→ **TASK OBJECTIVE**
In the lines below, output everything from the first line through the line containing "const pureDenseErr = [0.0004, 0.0003, 0.0002, 0.0002];" exactly as it is. Pictures are not part of the output.

→ **DATA BLOCK**
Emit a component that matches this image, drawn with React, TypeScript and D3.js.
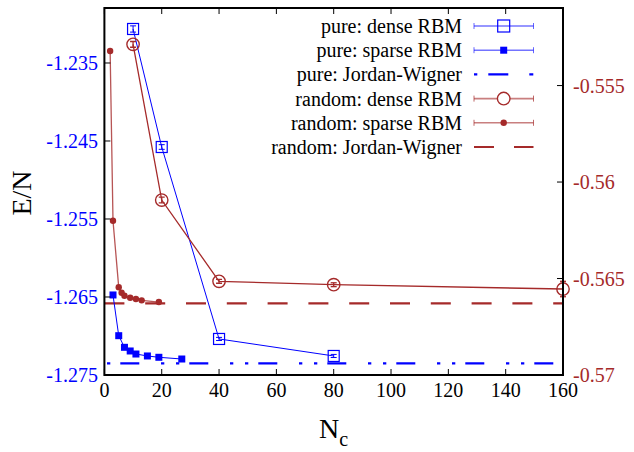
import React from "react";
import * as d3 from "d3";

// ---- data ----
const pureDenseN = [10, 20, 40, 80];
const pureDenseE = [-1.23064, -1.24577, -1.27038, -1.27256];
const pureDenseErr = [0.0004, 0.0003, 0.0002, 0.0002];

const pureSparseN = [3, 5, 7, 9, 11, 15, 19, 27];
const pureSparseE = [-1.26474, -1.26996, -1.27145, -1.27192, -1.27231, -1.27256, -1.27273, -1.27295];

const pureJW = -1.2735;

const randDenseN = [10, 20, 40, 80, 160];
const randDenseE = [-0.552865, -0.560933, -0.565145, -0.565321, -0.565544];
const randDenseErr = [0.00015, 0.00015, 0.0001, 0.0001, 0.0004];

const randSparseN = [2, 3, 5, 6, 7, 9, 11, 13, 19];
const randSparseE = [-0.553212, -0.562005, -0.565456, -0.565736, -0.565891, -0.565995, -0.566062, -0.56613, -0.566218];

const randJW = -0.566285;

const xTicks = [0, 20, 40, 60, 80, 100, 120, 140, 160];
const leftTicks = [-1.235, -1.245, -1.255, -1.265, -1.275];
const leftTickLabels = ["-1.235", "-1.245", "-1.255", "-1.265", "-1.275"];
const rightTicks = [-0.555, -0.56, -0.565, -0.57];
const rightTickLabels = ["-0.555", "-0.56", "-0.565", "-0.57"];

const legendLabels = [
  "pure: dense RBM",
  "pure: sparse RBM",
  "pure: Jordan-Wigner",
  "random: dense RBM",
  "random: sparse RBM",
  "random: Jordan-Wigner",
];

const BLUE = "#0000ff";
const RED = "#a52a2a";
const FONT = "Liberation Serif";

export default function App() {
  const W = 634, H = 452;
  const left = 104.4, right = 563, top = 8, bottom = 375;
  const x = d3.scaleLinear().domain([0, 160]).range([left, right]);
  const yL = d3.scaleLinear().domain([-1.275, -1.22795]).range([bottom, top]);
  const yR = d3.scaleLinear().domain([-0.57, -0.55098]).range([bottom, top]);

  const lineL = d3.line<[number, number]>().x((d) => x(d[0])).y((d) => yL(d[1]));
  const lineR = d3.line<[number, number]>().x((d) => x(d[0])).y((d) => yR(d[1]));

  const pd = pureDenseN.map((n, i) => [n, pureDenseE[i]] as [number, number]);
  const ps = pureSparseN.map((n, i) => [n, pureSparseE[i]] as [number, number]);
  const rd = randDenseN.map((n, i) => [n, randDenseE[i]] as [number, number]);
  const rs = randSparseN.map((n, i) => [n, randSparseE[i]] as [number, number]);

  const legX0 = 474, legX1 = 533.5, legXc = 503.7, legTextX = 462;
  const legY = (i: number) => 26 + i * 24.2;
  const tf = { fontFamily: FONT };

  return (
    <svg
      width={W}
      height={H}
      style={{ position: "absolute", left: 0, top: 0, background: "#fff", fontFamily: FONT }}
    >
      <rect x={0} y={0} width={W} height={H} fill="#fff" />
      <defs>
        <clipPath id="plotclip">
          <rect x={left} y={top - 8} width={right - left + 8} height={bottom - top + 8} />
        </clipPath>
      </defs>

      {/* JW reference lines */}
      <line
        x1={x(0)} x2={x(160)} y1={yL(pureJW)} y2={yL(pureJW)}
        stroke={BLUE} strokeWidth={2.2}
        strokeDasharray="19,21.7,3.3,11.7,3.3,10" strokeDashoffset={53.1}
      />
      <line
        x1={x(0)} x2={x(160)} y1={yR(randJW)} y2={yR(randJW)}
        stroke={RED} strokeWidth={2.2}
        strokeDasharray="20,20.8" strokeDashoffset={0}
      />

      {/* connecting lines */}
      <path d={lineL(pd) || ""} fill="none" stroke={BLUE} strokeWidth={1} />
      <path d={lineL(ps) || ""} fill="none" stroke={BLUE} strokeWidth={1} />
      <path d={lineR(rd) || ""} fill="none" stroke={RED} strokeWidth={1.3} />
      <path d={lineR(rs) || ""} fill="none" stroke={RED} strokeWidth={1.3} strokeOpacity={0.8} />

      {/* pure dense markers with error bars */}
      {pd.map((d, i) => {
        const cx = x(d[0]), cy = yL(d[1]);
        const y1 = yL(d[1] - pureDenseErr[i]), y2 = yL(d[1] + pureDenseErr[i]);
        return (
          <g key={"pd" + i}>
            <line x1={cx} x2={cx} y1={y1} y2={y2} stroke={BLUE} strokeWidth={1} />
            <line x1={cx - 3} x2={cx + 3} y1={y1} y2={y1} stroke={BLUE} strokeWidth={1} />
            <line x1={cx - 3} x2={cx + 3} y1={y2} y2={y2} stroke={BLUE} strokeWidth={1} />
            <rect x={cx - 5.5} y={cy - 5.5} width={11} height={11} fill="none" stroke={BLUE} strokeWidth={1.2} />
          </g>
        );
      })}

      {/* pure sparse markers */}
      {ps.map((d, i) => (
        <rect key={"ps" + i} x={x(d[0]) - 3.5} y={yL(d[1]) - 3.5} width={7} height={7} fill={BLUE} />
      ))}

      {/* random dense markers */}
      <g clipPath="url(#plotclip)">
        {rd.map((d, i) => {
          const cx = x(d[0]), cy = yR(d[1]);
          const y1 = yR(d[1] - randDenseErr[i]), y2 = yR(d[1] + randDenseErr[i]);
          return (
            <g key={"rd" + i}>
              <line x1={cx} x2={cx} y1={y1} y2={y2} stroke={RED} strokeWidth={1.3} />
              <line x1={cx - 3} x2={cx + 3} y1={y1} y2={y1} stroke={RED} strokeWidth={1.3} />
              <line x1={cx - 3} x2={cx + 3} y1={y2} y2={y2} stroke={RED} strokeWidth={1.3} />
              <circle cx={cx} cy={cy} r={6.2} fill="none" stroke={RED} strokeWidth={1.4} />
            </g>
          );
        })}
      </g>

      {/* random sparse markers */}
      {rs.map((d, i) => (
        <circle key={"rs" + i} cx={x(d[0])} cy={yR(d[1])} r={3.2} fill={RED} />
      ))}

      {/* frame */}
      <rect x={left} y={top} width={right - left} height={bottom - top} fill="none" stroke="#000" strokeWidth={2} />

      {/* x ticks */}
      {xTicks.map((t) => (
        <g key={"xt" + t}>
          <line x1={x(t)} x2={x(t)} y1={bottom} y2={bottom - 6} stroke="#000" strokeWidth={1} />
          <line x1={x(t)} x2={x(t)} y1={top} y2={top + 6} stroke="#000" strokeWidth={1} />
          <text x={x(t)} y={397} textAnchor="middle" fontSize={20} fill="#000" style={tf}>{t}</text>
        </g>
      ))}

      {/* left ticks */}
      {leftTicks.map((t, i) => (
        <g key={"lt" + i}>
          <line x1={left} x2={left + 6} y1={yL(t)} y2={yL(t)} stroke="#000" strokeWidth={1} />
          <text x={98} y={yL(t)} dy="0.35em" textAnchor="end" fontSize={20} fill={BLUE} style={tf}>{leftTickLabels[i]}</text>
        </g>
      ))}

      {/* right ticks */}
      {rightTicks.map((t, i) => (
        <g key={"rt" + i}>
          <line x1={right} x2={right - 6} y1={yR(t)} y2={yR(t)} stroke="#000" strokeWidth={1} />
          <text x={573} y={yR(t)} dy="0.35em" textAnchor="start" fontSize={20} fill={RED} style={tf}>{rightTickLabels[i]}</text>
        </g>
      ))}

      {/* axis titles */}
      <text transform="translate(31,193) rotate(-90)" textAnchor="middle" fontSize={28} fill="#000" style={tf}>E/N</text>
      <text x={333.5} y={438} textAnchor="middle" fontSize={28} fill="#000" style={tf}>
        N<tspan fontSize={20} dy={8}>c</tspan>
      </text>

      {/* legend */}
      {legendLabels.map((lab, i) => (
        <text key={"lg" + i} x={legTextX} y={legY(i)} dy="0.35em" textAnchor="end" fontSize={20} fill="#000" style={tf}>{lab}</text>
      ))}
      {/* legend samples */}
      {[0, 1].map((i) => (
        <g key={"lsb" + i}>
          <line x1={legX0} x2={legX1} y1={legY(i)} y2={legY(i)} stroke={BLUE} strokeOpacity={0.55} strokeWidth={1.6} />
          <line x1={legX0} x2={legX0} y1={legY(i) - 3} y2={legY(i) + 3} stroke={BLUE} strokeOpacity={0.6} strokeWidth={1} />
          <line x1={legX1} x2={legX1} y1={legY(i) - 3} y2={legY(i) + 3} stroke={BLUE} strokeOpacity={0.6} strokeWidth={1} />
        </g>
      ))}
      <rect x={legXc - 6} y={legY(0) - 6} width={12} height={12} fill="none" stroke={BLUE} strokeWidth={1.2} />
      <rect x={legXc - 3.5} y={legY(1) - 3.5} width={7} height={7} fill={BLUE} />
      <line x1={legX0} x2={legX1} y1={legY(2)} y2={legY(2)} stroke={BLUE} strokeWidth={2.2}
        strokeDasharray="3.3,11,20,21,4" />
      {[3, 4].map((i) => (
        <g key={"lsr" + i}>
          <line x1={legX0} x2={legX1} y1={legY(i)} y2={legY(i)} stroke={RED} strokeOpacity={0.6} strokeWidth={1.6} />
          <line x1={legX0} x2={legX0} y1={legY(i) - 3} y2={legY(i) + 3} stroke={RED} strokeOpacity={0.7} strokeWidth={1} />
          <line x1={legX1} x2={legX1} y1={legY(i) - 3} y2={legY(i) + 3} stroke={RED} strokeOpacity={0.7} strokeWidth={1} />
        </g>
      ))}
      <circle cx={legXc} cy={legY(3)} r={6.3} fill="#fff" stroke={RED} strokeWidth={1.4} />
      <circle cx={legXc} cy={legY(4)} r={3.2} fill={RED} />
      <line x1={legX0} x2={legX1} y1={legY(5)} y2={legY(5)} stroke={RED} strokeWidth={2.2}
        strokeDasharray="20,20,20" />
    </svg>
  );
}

→ **TASK RESULT**
Emit a component that matches this image, drawn with React, TypeScript and D3.js.
import React from "react";
import * as d3 from "d3";

// ---- data ----
const pureDenseN = [10, 20, 40, 80];
const pureDenseE = [-1.23064, -1.24577, -1.27038, -1.27256];
const pureDenseErr = [0.0004, 0.0003, 0.0002, 0.0002];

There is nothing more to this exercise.